А дело, было, помнится, в Берлине, на одной из «штрассе» ихней.
Старик вспоминал: - В апреле как сейчас помню, дело – то было. Скоро войне конец, а тут вон, как назло, немочки – красавицы… Уй!.. И весна стаяла, такая, ажно дух захватывало, мать честная!..
А дивизия где служил – воевал старик, была рассредоточена, как – то так получилось, по всему Берлину. Шли уличные бои, фрицы сражались за каждый дом, каждый уголок города, зубами цеплялись!.. А он, только, только выписавшийся из госпиталя, возвращался в родную дивизию, и тут на тебе, наскочил, выражаясь его языком на, те самые, злополучные танки!
Спрятавшись сразу в укрытие, молодой ещё тогда боец Михеев, выцеливал на глазок, что тут можно предпринять, сделать – то?
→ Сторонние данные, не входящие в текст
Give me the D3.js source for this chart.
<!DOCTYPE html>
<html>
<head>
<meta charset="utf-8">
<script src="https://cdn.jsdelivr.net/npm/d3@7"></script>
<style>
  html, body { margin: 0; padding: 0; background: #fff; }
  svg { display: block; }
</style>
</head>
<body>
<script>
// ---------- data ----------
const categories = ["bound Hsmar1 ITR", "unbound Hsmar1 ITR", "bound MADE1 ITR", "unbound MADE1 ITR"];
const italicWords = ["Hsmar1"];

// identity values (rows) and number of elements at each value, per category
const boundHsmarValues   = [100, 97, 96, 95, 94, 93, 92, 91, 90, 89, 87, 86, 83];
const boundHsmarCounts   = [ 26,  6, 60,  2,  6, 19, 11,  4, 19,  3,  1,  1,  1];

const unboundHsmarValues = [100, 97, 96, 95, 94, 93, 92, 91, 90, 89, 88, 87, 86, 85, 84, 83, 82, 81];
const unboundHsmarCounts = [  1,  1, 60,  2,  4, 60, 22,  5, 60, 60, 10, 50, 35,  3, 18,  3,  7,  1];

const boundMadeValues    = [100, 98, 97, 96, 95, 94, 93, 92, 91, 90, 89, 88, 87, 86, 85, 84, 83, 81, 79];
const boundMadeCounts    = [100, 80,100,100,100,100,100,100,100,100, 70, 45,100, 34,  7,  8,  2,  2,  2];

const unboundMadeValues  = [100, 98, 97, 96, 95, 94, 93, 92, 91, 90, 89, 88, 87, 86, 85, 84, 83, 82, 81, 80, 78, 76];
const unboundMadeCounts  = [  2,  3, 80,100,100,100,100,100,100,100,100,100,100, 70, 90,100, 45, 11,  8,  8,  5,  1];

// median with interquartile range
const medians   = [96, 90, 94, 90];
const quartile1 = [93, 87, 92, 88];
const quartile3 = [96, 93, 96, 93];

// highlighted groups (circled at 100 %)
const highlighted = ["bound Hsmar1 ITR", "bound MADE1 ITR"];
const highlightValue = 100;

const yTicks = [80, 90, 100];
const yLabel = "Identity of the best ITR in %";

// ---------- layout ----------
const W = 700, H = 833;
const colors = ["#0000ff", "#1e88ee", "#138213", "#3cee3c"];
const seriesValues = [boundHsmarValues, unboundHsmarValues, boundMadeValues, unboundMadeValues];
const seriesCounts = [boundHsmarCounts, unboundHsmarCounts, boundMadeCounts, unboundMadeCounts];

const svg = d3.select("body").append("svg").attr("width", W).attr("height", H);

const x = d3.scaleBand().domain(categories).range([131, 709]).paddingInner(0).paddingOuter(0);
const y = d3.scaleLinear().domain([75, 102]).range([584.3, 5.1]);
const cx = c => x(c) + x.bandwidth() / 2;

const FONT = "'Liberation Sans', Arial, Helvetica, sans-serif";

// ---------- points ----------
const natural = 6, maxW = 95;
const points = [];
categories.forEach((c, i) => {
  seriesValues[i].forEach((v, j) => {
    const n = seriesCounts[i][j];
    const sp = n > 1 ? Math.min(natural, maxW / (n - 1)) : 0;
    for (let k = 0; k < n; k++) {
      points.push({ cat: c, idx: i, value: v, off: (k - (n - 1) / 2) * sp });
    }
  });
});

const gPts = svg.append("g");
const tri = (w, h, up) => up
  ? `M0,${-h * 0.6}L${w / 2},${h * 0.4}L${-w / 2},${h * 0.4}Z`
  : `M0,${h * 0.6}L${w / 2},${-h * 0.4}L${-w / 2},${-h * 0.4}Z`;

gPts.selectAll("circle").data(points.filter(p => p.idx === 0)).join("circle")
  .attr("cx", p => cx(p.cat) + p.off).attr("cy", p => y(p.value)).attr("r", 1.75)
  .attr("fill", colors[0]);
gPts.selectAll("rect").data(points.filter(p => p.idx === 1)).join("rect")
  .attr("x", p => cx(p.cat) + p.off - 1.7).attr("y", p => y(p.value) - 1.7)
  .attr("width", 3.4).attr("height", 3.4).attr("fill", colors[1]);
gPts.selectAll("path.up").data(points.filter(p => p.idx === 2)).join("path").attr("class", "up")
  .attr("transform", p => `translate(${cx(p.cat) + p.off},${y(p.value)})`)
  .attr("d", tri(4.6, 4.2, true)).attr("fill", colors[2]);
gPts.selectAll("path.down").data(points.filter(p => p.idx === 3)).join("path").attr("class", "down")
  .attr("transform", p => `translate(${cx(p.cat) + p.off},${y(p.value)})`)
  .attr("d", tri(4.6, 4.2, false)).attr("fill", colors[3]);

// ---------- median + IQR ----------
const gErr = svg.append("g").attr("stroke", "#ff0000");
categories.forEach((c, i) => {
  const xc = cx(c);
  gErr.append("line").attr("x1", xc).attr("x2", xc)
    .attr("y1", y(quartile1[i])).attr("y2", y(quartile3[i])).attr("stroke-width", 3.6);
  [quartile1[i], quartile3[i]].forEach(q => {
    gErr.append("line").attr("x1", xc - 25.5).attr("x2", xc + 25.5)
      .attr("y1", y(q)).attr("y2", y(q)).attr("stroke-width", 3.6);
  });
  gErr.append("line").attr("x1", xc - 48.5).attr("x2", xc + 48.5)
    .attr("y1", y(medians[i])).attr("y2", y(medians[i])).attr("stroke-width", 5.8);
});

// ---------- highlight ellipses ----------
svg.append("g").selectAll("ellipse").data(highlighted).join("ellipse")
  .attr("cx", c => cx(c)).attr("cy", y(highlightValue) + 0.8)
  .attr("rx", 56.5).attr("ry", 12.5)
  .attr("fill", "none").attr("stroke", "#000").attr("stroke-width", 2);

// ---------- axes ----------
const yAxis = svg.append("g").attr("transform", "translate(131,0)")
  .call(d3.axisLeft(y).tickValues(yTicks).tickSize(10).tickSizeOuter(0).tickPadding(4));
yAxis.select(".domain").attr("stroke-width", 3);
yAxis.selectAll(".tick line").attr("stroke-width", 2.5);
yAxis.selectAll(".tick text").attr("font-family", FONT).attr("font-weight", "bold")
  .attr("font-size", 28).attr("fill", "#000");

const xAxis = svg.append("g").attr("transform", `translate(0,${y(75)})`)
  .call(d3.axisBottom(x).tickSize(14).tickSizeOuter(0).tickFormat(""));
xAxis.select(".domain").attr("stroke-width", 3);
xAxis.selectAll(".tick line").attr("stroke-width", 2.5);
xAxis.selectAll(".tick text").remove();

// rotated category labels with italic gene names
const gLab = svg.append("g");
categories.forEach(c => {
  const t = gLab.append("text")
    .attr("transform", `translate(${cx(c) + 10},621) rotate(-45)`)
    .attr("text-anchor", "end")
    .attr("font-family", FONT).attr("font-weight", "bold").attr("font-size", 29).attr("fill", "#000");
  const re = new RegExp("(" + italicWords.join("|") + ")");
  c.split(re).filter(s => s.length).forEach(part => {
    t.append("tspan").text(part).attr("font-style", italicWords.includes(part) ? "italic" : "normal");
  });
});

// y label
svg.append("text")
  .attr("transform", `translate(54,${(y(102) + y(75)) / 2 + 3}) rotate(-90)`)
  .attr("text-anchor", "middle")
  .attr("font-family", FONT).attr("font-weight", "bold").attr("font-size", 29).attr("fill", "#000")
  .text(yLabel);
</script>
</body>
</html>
Ну, имелось у него кое чего из гранат, пару «лимонок», ППШ конечно тоже наличествовал.
Колонна немецкая шла медленно, осторожно, опасаясь каждого шороха…
Боец не долго думая, подорвал вначале головную машину, затем увёртываясь от пуль противника, замыкающую, а на последок – среднюю. Затем вновь контузия, беспамятство, и снова госпиталь, лечение. И вот, приезд маршала Рокоссовского в гости в госпиталь, ну, и вручение наград!..
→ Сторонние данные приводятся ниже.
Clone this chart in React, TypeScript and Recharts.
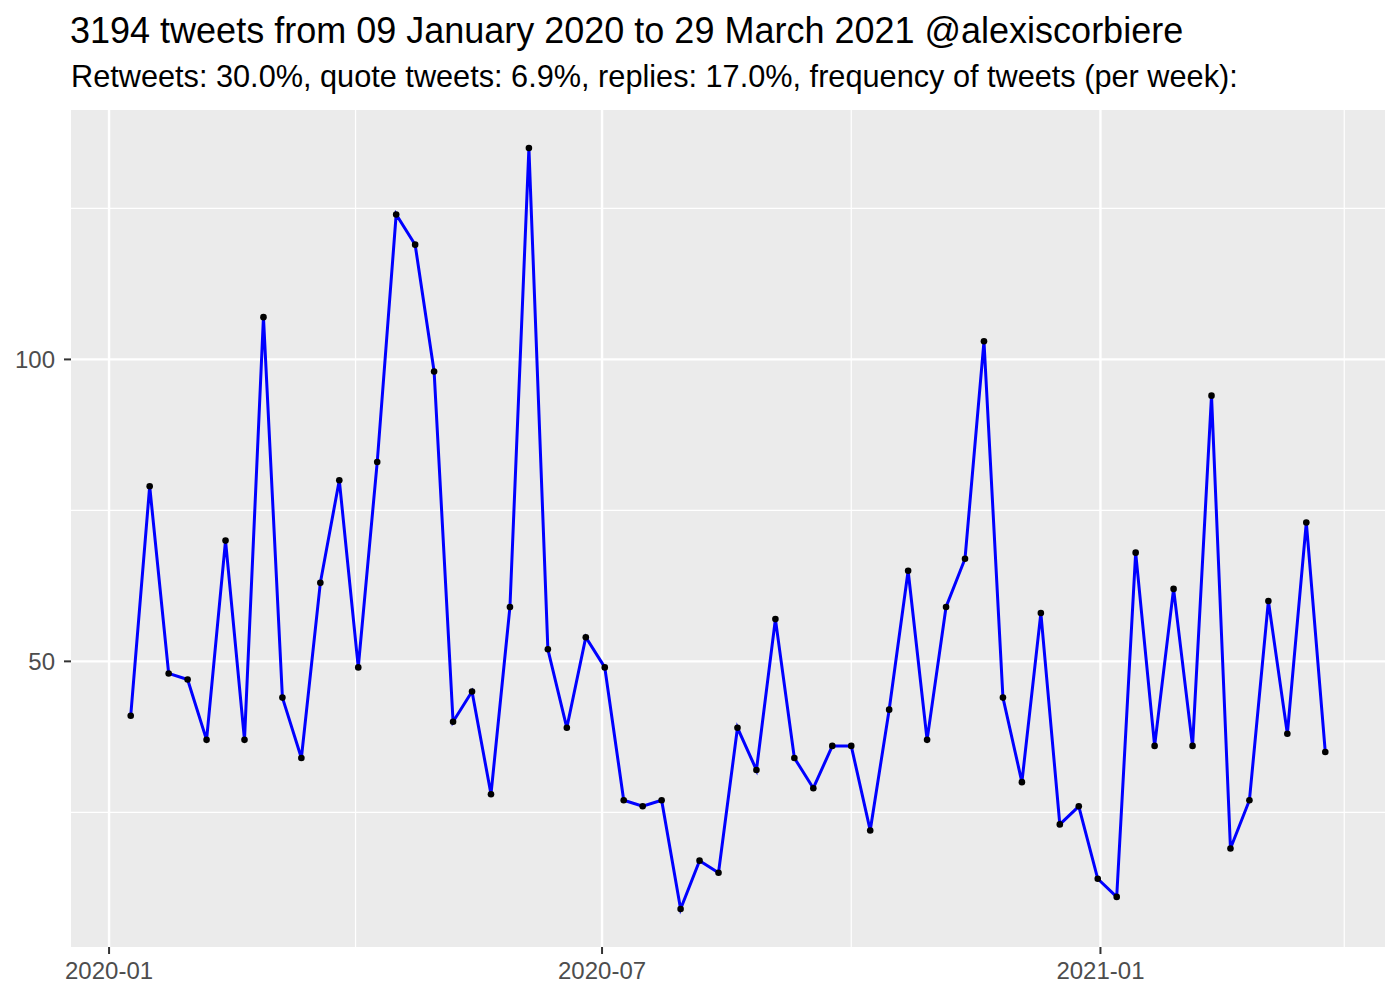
import React from 'react';
import {
  ComposedChart,
  Line,
  XAxis,
  YAxis,
  CartesianGrid,
} from 'recharts';

// weekly tweet counts, first week starting 09 Jan 2020
const firstWeek = Date.UTC(2020, 0, 9);
const weekMs = 7 * 24 * 3600 * 1000;
const tweetsPerWeek = [
  41, 79, 48, 47, 37, 70, 37, 107, 44, 34,
  63, 80, 49, 83, 124, 119, 98, 40, 45, 28,
  59, 135, 52, 39, 54, 49, 27, 26, 27, 9,
  17, 15, 39, 32, 57, 34, 29, 36, 36, 22,
  42, 65, 37, 59, 67, 103, 44, 30, 58, 23,
  26, 14, 11, 68, 36, 62, 36, 94, 19, 27,
  60, 38, 73, 35,
];

const xMajor = [Date.UTC(2020, 0, 1), Date.UTC(2020, 6, 1), Date.UTC(2021, 0, 1)];
const xMinor = [Date.UTC(2020, 3, 1), Date.UTC(2020, 9, 1), Date.UTC(2021, 3, 1)];
const yMajor = [50, 100];
const yMinor = [25, 75, 125];

const title = '3194 tweets from 09 January 2020 to 29 March 2021 @alexiscorbiere';
const subtitle =
  'Retweets: 30.0%, quote tweets: 6.9%, replies: 17.0%, frequency of tweets (per week):';

const data = tweetsPerWeek.map((n, i) => ({ week: firstWeek + i * weekMs, n }));

// ggplot-style 5% expansion
const expand = (lo: number, hi: number): [number, number] => {
  const pad = (hi - lo) * 0.05;
  return [lo - pad, hi + pad];
};
const xDomain = expand(data[0].week, data[data.length - 1].week);
const yDomain = expand(Math.min(...tweetsPerWeek), Math.max(...tweetsPerWeek));

const FONT = '"Liberation Sans", Arial, Helvetica, sans-serif';

const fmtMonth = (t: number) => {
  const d = new Date(t);
  return `${d.getUTCFullYear()}-${String(d.getUTCMonth() + 1).padStart(2, '0')}`;
};

const XTick = ({ x, y, payload }: any) => (
  <text x={x} y={y} dy="0.71em" textAnchor="middle" fill="#4D4D4D" fontSize={24} fontFamily={FONT}>
    {fmtMonth(payload.value)}
  </text>
);

const YTick = ({ x, y, payload }: any) => (
  <text x={x} y={y} dy="0.36em" textAnchor="end" fill="#4D4D4D" fontSize={24} fontFamily={FONT}>
    {payload.value}
  </text>
);

export default function App() {
  return (
    <div style={{ position: 'absolute', left: 0, top: 0, width: 1400, height: 1000, background: '#fff', fontFamily: FONT }}>
      <div style={{ position: 'absolute', left: 70, top: 12.5, fontSize: 36, lineHeight: '36px', color: '#000', whiteSpace: 'nowrap' }}>
        {title}
      </div>
      <div style={{ position: 'absolute', left: 71, top: 62, fontSize: 30.7, lineHeight: '30.7px', color: '#000', whiteSpace: 'nowrap' }}>
        {subtitle}
      </div>
      <ComposedChart
        width={1400}
        height={1000}
        data={data}
        margin={{ top: 110, right: 15, bottom: 0, left: 0 }}
      >
        <CartesianGrid
          fill="#EBEBEB"
          stroke="#FFFFFF"
          strokeWidth={1.2}
          horizontalValues={yMinor}
          verticalValues={xMinor}
        />
        <CartesianGrid
          fill="none"
          stroke="#FFFFFF"
          strokeWidth={2.4}
          horizontalValues={yMajor}
          verticalValues={xMajor}
        />
        <XAxis
          dataKey="week"
          type="number"
          domain={xDomain}
          ticks={xMajor}
          allowDataOverflow
          height={53}
          axisLine={false}
          tickSize={7}
          tickMargin={8}
          tickLine={{ stroke: '#333333', strokeWidth: 2 }}
          tick={<XTick />}
          interval={0}
        />
        <YAxis
          type="number"
          domain={yDomain}
          ticks={yMajor}
          allowDataOverflow
          width={71}
          axisLine={false}
          tickSize={7}
          tickMargin={9}
          tickLine={{ stroke: '#333333', strokeWidth: 2 }}
          tick={<YTick />}
          interval={0}
        />
        <Line
          dataKey="n"
          stroke="none"
          isAnimationActive={false}
          dot={{ r: 3.3, fill: '#000000', stroke: 'none' }}
          activeDot={false}
        />
        <Line
          dataKey="n"
          type="linear"
          stroke="#0000FF"
          strokeWidth={3}
          isAnimationActive={false}
          dot={false}
          activeDot={false}
        />
      </ComposedChart>
    </div>
  );
}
Да, кстати, попутно замечу, что орденов и медалей было у Михеева не малое количество - как говорится, целый иконостас!
Старик не любил рассказывать о войне, да и ордена свои надевал только раз в году, на день победы, 9 мая.
Дед Михеев любил очень по субботам баньку протопить, да попариться от души. Смыть грехи тяжкие, да раны свои обмыть, прогреть, как следует.
А банька у старика была знатная, рубленная собственными руками, потому как для себя ставил, старался, под свой рост не малый!..
И вот как – то к вечеру поближе, зовёт он к себе соседа, дружка своего фронтового Кузьму Козлова, попариться, да потолковать про жизнь их нелёгкую.
- Э, хе, хе, здорова, буйна голова!.. И чё говоришь, не обманули енти – то которые из городу – то, а? Чё, привезли, чё ли, чё обещали – то? – протирая слезящиеся глазки, пропел гнусаво Кузя.
- Ак чё, вона, в избе, цельный ящик, язви тя… - похохатывал довольно Михей, - Так что, паря, зря мы на молодёжь – то врём, зря… Ну, что плохие они у нас, внуки – то наши, правнуки… Не, братец, раз слово держать могут, стало быть и остальное при них. – толковал Михеев, подкладывая дровишек в топку печки. - Не вся она у нас пивом, да ентой заразой наркотной порченная, храни их Господь Бог! А значится и землю есть на кого оставить, кормилицу – то нашу русскую! – заключил старик.
- Ха – ха, эк чё хватил!? – посматривал озорно Кузя, - Как замполит прим - таки Егоров наш, перед боем!.. Ну, да, да, ладно… Прав ты, прав конечно Михей, я ж и не спорю. Ты вот чё лучше, слышь ты, таши – кА ентого своего фрицевского, чё жмёшься – то, таши давай. Вспомним какая она на скус – то была, а то… забыли уж, поди… потом и обмоемся, ась?
Ну, понятное дело, сообразили старики, тюкнули по маленькой, пока банька – то протапливалась, перекурили малёхо, и всё это, знаете ли как – то так втихомолочку. Крякнули, повторили, покурили…
- Ну, и чё, то чи не то – покосился на дружка своего дед Михей.
- Дык чё – то… пробрало ни пробрало… чё – то не понял покедова. Не до понял ишо. – прошлёпал морщинистыми губами Кузя.
- Дык и у меня тоже как – то… это… не захорошело пока. – согласился Михеев. Короче, одним словом, усугубили старики мои, поллитровку минут за пятнадцать – двадцать. И только потом заулыбались довольно.
- То самое, она родимая!.. – посмеивались старики друг другу.
- Сон я ныне, Кузя видал. – невесело как – то заговорил Михей. – Про эту… про паразитку – то нашу окаянную.
Будто, слышь, вижу светёлку свою. Ну, в хате – то. Я – то сам, понятное дело, сплю, но, вот подишь ты, вижу как – то, и всё тут. – скручивая козью ножку, говорил Михей.
- Ну, вот, стало быть… И значится, будто вижу, говорю, самого себя спящего, со стороны. А на супротив меня, кто б ты думаешь, сидит? – чиркнув спичкой, спрашивает рассказчик.
- А кто его знает, не ведаю… - глупо хихикнув, поёжился, однако, передёрнув плечами Кузьма.
- Сестрица наша милосердия Тамарушка. – покуривая говорил неторопливо старик.